There was lots of excitement in the media over the last week, with cocoa prices briefly hitting a 33-year high after a single buyer cornered the market, purchasing and taking delivery of 240,100 tonnes of cocoa.
That’s £658 million worth of cocoa beans, representing around 7% of the world’s annual production of cocoa, or 15% of current global stocks.
The buyer is a hedge fund called Armajaro Holdings, headed up by multi-millionaire Anthony Ward. The fact that Mr Ward has actually taken delivery of the beans suggests that he is stockpiling them, betting on future cocoa shortages with the hope of selling them on for a whopping profit.
There was a disappointing three-day UN World Food Summit in Rome earlier this week. Given that around a billion people are malnourished and suffering the effects of high global food prices, the summit could have been a great opportunity for rich countries to pull together and make real commitments to eradicate world hunger.

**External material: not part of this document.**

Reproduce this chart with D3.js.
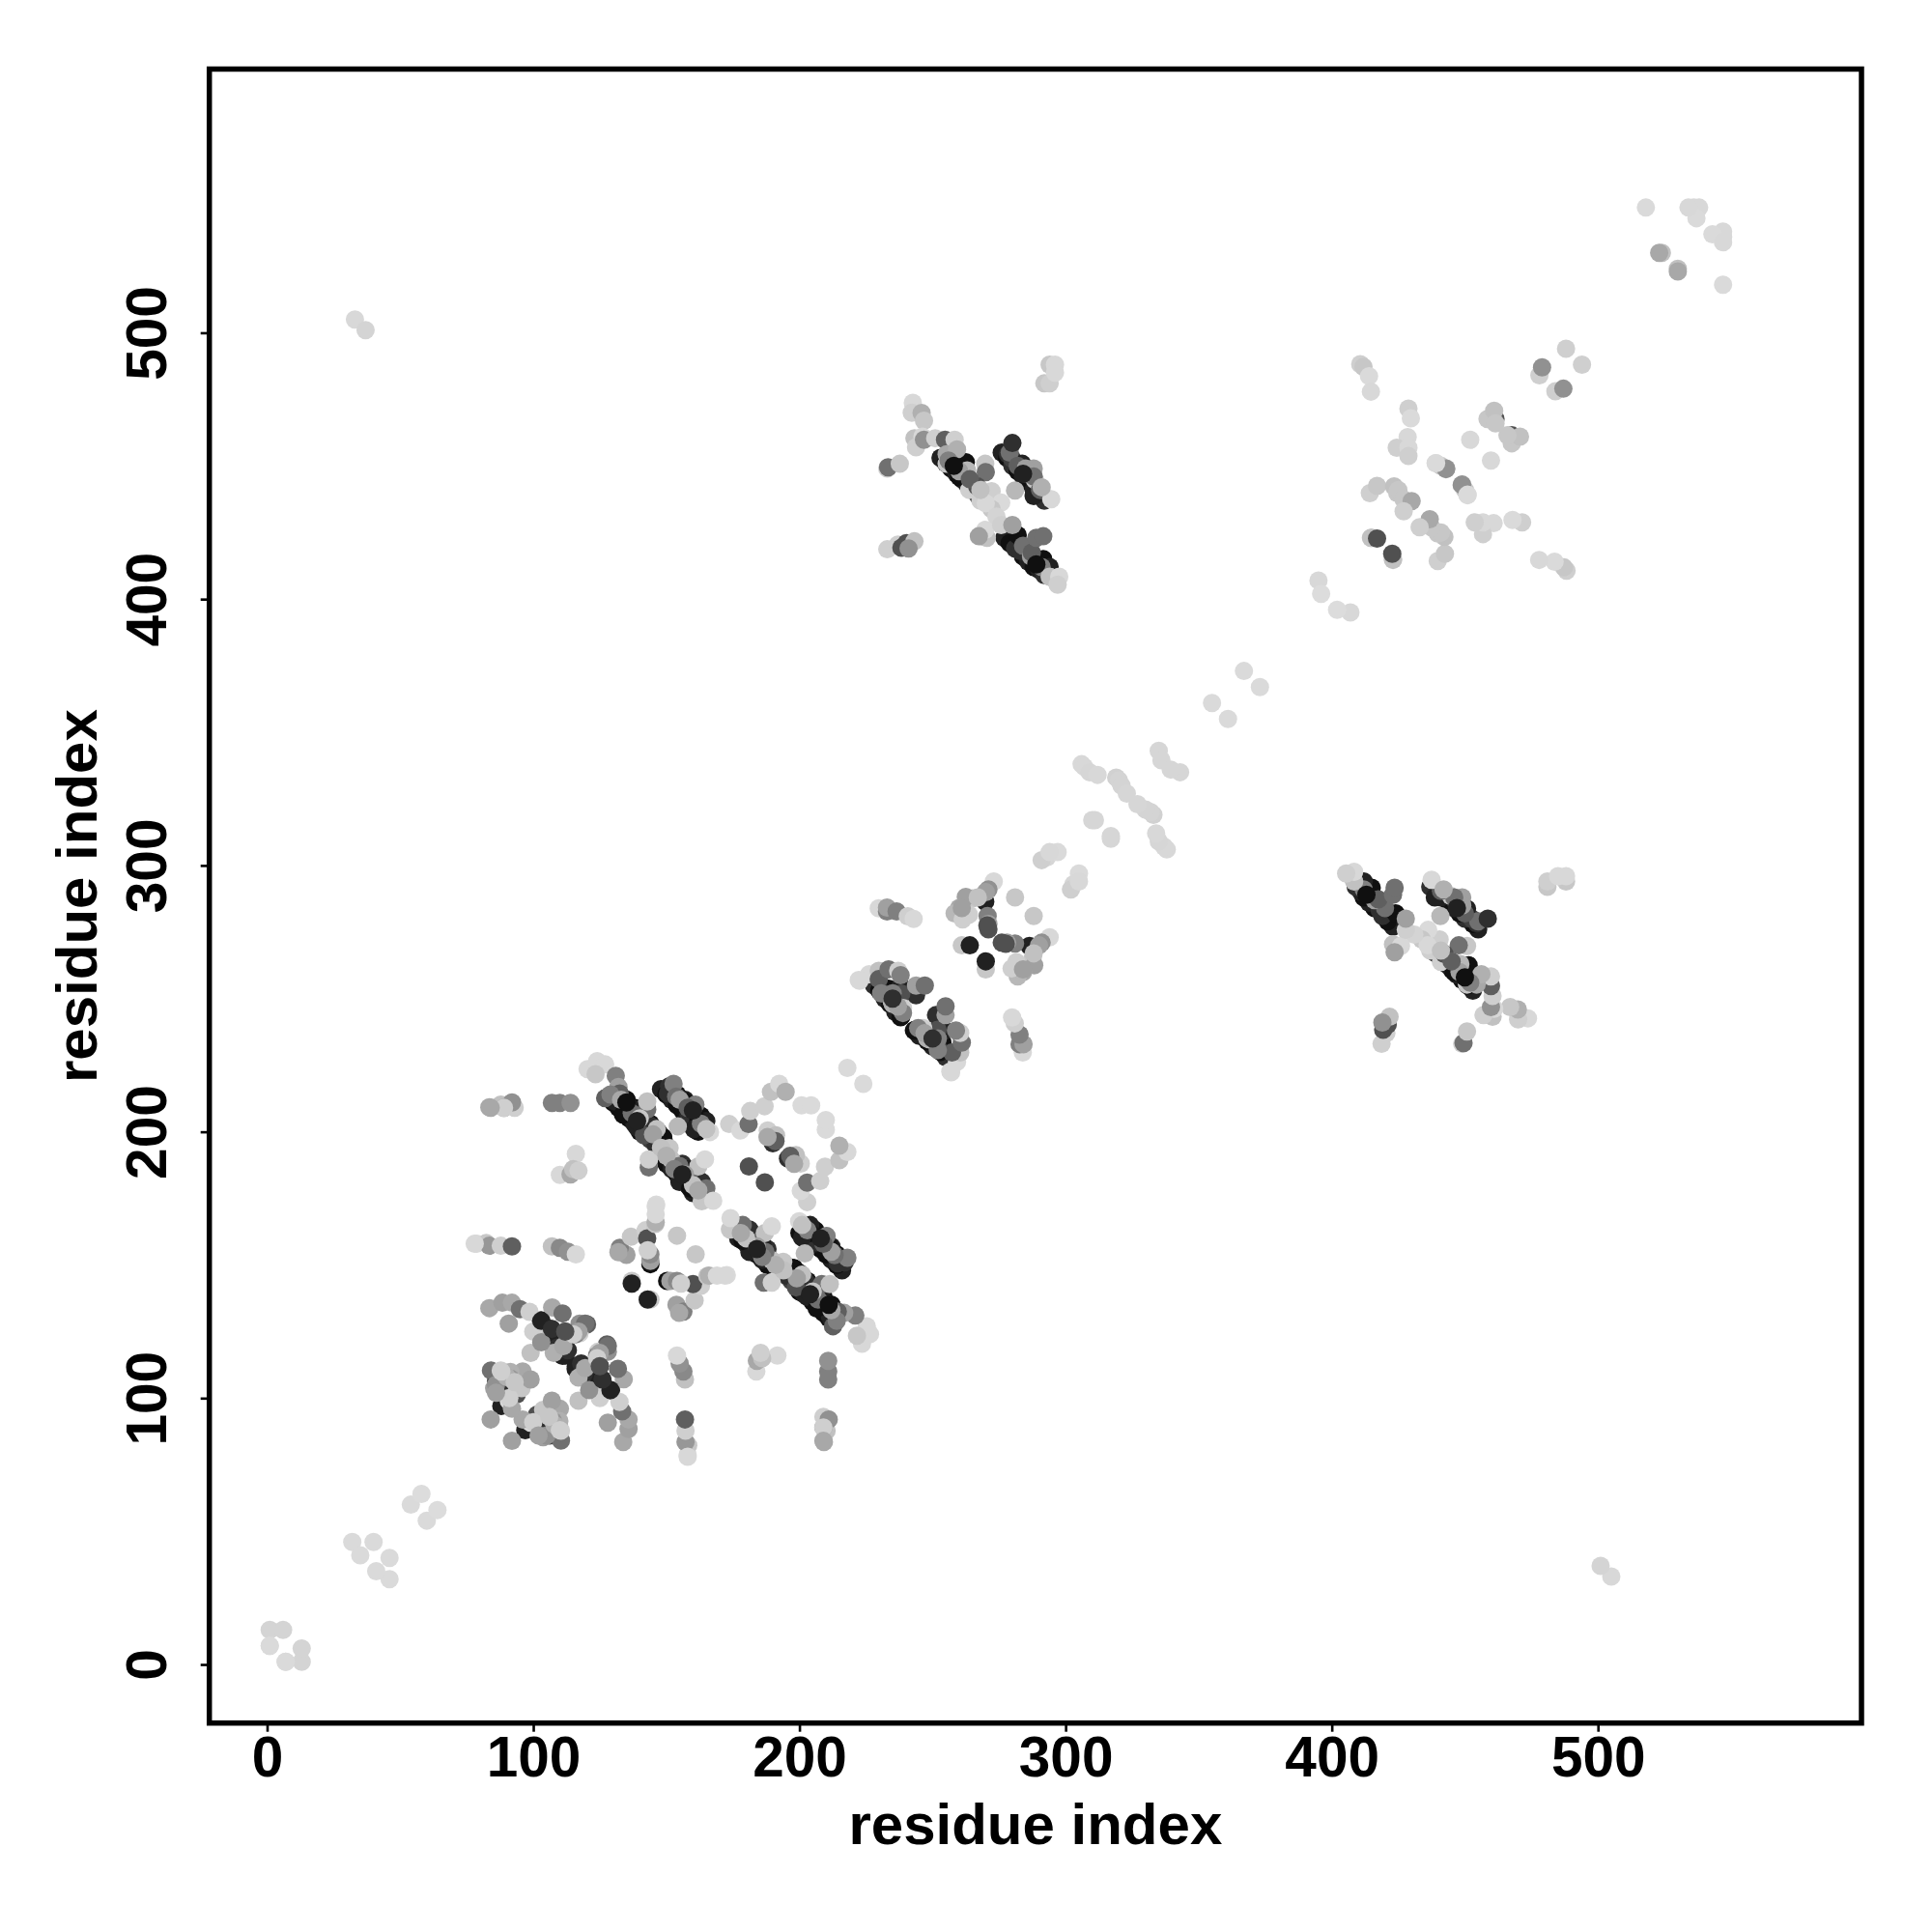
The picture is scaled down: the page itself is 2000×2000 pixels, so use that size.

Instead, Silvio Berlusconi was the only G8 country leader who even bothered to attend the summit. The director general of the Food and Agriculture Organisation, Jacques Diouf, made headlines when he expressed disappointment at the outcome of the summit, and criticised rich countries for managing to mobilise trillions of dollars to combat the financial crisis while neglecting to tackle food security.
It is disappointing because in July this year G8 leaders pledged to put £12bn into boosting sustainable agriculture in poor countries, and now that money is failing to materialise. Agricultural development aid seems to be falling by the wayside once more.
Yet, small-scale, sustainable agriculture is the future. Investing in smallholder farming will not only support the two billion people who depend directly upon it, it is our best chance of feeding the rest of us in the long term.